I'm standing in the middle of a frozen ocean.
Beneath my feet, and for over 500 miles in every direction,
there are several metres of ice.
But something significant is likely to happen here
at the North Pole soon.
Chances are that sometime within the next few decades,
perhaps even as soon as 2020,
there will be open water here
for the first time in human recorded history.
The Arctic and Antarctic are changing.
Enormous masses of ice
that have been frozen for thousands of years
are breaking apart and melting away.
Ice scientists are going to extremes to find out exactly what's going on.
For them, these are exciting times,
but the transformation that's being seen here
will be felt far beyond the polar wilderness.
In this programme, I'll be trying to understand
what these changes mean, not just to the wildlife and people
that live around the Poles, but for the whole planet.
I'm starting my journey in the Arctic, the far north of our planet.
It's still very cold outside by most people's standards,
but the Arctic has been warming fast, twice as fast as the rest of our planet.
My first mission is to find out what effect that's having on the animals.
Although first, we have to find them.
It's April in Svalbard.
We are a thousand miles north of the Arctic Circle
in search of the region's top predator.
We need to travel away from the land and out over the frozen sea.
PILOT: There are some tracks right beneath us.
Over there!
ATTENBOROUGH: I'm with a Norwegian team
which is giving the polar bears of Svalbard their yearly health check.
PILOT: She's under us now.
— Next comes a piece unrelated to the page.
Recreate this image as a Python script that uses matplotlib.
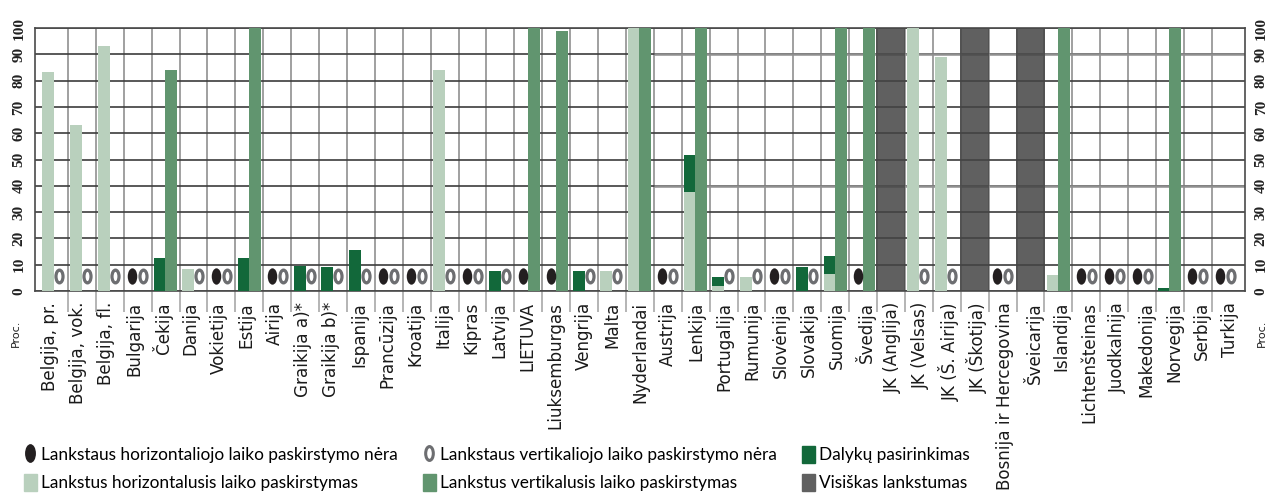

I'll come round for a clean shot.
ATTENBOROUGH: The team works together to give an anaesthetic injection
from a dart gun without hurting the bear.
It takes tremendous skill.
Ah, you got it!
PILOT: I'll just back off until she's asleep.
Nobody likes to see a magnificent animal like a polar bear
lolling about unconscious on the ice,
but it's only by darting them in this way
and keeping check on them year after year,
that we can be sure we know what is happening to them
and the population of polar bears as a whole.
Over the last 30 years, many teams have been seeing
the condition of their local bears deteriorate.
Although not every bear is suffering.
ATTENBOROUGH: How much? MAN: Ninety-six there,
and 102 here, so that's 197, yeah.
-Is that good? -It's not too bad.
It's a bit above average.
So she's a bear in a good condition for Svalbard today.
The trouble is
that if this was underweight, she would be in trouble,
not only from her own point of view but from the point of view of her cubs,
because an underweight female gives birth to underweight cubs,
and underweight cubs have a great problem
of surviving their difficult first year in these circumstances.
It can be -40 degrees centigrade when polar bear cubs emerge
at the start of the Arctic spring from their dens where they were born.
(SQUEALING WEAKLY)
This mother hasn't eaten for half a year.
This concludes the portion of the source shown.